Still, some cautious optimism has emerged. A few traders slightly raised their local PE, PP, and PS offers this week, supported by an almost 8% weekly increase in Brent crude futures, which settled near the $65/bbl mark on Monday, May 12. Policy moves, including reductions in reserve requirements and interest rates, also offered limited support. “Markets are caught between weak supply-demand fundamentals and policy-driven optimism,” one trader commented.
Truce fuels mixed sentiment in PP, PE markets
This week, PP and PE offers have largely remained stable to softer across import, export, and local markets.
On the import front, LDPE prices were seen as stable to slightly lower, while HDPE and LLDPE prices held mostly steady. Homo-PP raffia and injection grades followed a similar trend, showing stable to slightly softer levels. PP block copolymer (PPBC) injection prices remained unchanged week over week. In the local market, players reported stable to slightly lower offers for all PE film and PP grades. Export prices also stayed largely flat from the previous week.
“There have been some bullish voices in domestic markets,” reported a converter who received stable to slightly firmer HDPE and LLDPE offers, while LDPE held steady. “As the off-season winds down, we’ve seen a pickup in inquiries, but buying remains limited to essential needs. Feedback on the tariff cuts is still minimal, and the near-term outlook suggests flat pricing,” he added.
A trader also reported a slight increase in their domestic prices, citing the recent trade truce. “Temporary tariff cuts have pushed crude oil and Dalian futures up, supporting our pricing strategy.

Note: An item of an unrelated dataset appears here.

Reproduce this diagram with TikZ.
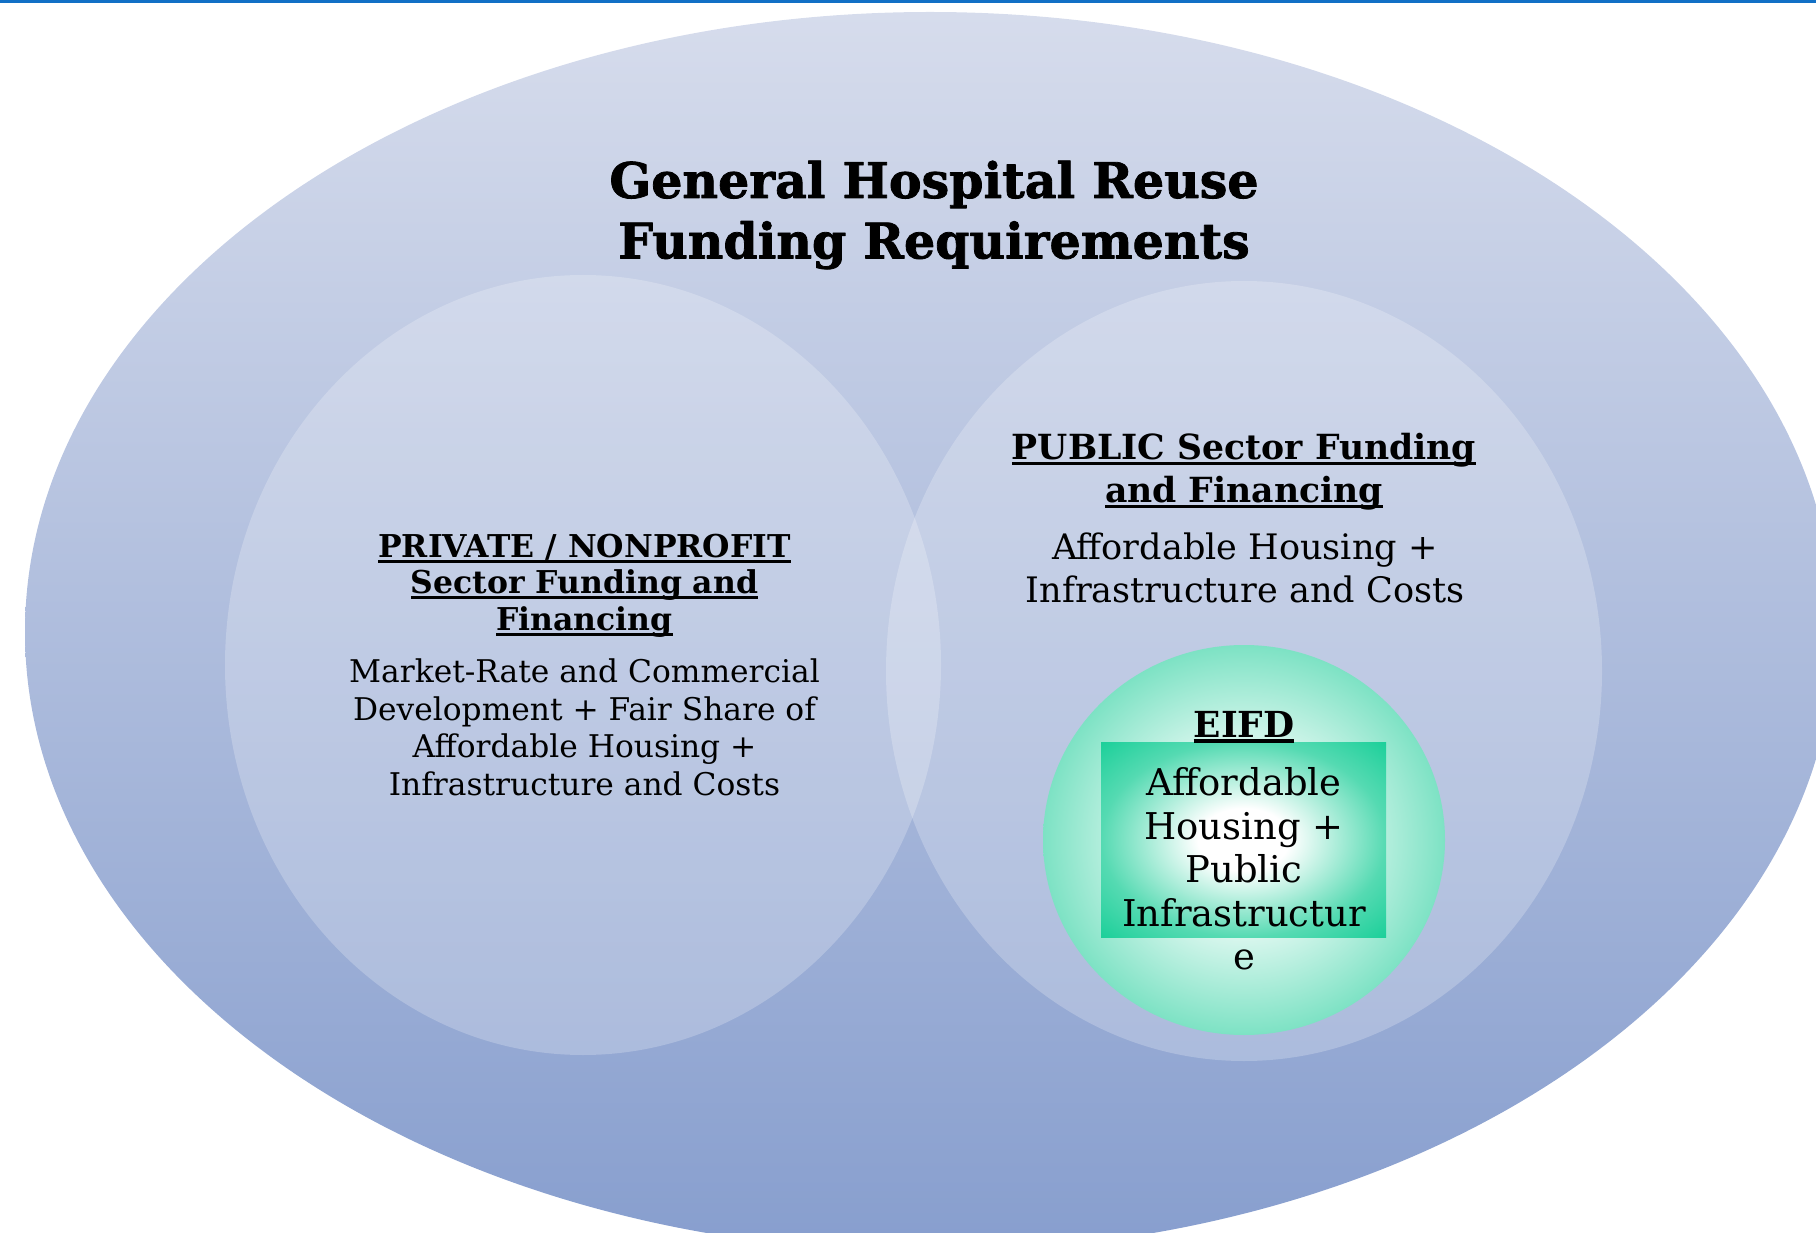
\documentclass[tikz,border=0pt]{standalone}
\usepackage{fontspec}
\setmainfont{DejaVu Serif}
\newfontfamily\heavyfont[BoldFeatures={FakeBold=1.6}]{DejaVu Serif}
\definecolor{topline}{HTML}{1170C6}
\definecolor{ovaltop}{HTML}{D6DCEC}
\definecolor{ovalbot}{HTML}{879ECE}
\definecolor{mintedge}{HTML}{7DE2C4}
\definecolor{eifdmid}{HTML}{55DAB2}
\definecolor{eifdgreen}{HTML}{18CF98}
\pgfdeclareradialshading{eifdglow}{\pgfpoint{0bp}{0bp}}{color(0bp)=(white); color(7bp)=(white); color(25bp)=(mintedge); color(50bp)=(mintedge)}
\pgfdeclareradialshading{eifdbox}{\pgfpoint{0bp}{0bp}}{color(0bp)=(white); color(8bp)=(white); color(25bp)=(eifdmid); color(36bp)=(eifdgreen); color(50bp)=(eifdgreen)}
\newcommand{\ulin}[1]{\setbox0\hbox{#1}\leavevmode\rlap{\rule[-1.6pt]{\wd0}{0.9pt}}\box0}
\begin{document}
\begin{tikzpicture}[line join=round, line cap=round,
	hd/.style 2 args={font=\bfseries\fontsize{#1}{#2}\selectfont, align=center, inner sep=0pt},
	bd/.style 2 args={font=\fontsize{#1}{#2}\selectfont, align=center, inner sep=0pt}]
	%Khung hình
	\def\W{18.16}	\def\H{12.32}
	\useasboundingbox (0,0) rectangle (\W,\H);
	\begin{scope}
		\clip (0,0) rectangle (\W,\H);
		%Elip lớn
		\shade[top color=ovaltop, bottom color=ovalbot] (9.30,6.00) ellipse (9.05 and 6.20);
		%Hai hình tròn
		\foreach \x/\y in {5.83/5.67,12.44/5.61}
		\fill[white, fill opacity=.23] (\x,\y) ellipse (3.58 and 3.90);
		%Hình tròn EIFD và khung chữ
		\shade[shading=eifdglow] (12.44,3.92) ellipse (2.01 and 1.95);
		\shade[shading=eifdbox] (11.01,2.95) rectangle (13.86,4.90);
		%Đường kẻ trên cùng
		\fill[topline] (0,\H-0.035) rectangle (\W,\H);
	\end{scope}
	%Tiêu đề
	\node[hd={13.95}{17.2}, font=\heavyfont\bfseries\fontsize{13.95}{17.2}\selectfont] (title) at (9.34,10.17) {General Hospital Reuse\\Funding Requirements};
	%Bên trái
	\node[hd={8.95}{10.4}] (privhead) at (5.845,6.465) {\ulin{PRIVATE / NONPROFIT}\\\ulin{Sector Funding and}\\\ulin{Financing}};
	\node[bd={8.9}{10.7}] (privtext) at (5.845,5.045) {Market-Rate and Commercial\\Development + Fair Share of\\Affordable Housing +\\Infrastructure and Costs};
	%Bên phải
	\node[hd={9.85}{12.2}] (pubhead) at (12.44,7.60) {\ulin{PUBLIC Sector Funding}\\\ulin{and Financing}};
	\node[bd={9.98}{12.2}] (pubtext) at (12.45,6.64) {Affordable Housing +\\Infrastructure and Costs};
	%EIFD
	\node[hd={10.2}{12.2}, anchor=base] (eifdhead) at (12.44,4.95) {\ulin{EIFD}};
	\node[bd={10.5}{12.4}] (eifdtext) at (12.44,3.63) {Affordable\\Housing +\\Public\\Infrastructur\\e};
\end{tikzpicture}
\end{document}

We believe that this support will continue for a while,” the trader noted. September LLDPE futures on the Dalian Commodity Exchange recorded a weekly gain of CNY139/ton ($19/ton), while PP futures saw a relatively small increase of CNY52/ton ($7/ton) as of May 13.
In contrast, many players held a bearish outlook amid ongoing demand uncertainty. Trading has slowed since the Labour Day holiday, with end-user orders falling and suppliers reducing prices to stimulate sales. “We expect prices to trend slightly lower in the near term,” a trader said.
On the supply side, widespread plant maintenance offered temporary relief from pressure, but inventory buildup after the holidays continues to weigh on the market. The maintenance impact is also expected to fade this week. As of May 13, the combined polyolefin inventories at China’s two major producers were 10,000 tons higher from a week earlier at 840,000 tons, indicating sluggish trading. Meanwhile, spot propylene and ethylene prices on a CFR China basis remained flat, showing no reaction to the crude rebound, underscoring the market’s cautious mood.
Another trader noted a potential market stagnation, with sellers withholding offers and buyers already staying on the sidelines. “It’s been heard that some players have stopped offering after the temporary tariff cut between the US and China,” he added.
Trade policies collide with approaching off-season for PVC
Across the country’s PVC markets, the confidence has weakened due to the lack of improvement in supply-demand dynamics. Although recent policy measures have been announced, they have offered only limited support. With the off-season approaching and continued uncertainty in export demand, upward price momentum remains under pressure. Still, prices are expected to remain largely flat, with cost support staying at the lower end.
“We hope to see some positive effects from the temporary tariff cut. Yet, prices are still weighed down by persistently weak fundamentals,” opined a source from a Chinese producer who adjusted their weekly offers down.
Meanwhile, September PVC futures on the Dalian Commodity Exchange experienced a weekly decline of CNY49/ton ($7/ton) as of May 13, justifying the bearish pricing strategy of the producer.
First hikes in local PS prices since early Feb
Reciprocal tariff cuts led to higher crude oil and spot styrene prices, setting the stage for a rebound in the country’s PS markets. While import markets have stayed quiet, a producer source reported slight increases in domestic PS prices, marking the first hike since early February, according to the ChemOrbis Price Index.
Spot styrene prices were $30/ton higher from a week earlier to stand at $900/ton CFR China, climbing back to their April levels. This rebound comes after styrene hit its lowest point since December 2020, suggesting the recent rise is more of a correction than a sustained trend—though traders remain hopeful. “Despite ongoing supply-demand weakness, we expect an upward trend in the near term,” added the producer’s source. Still, the source also noted that future PS trends will depend on downstream operating rates, which are being closely monitored for signs of recovery.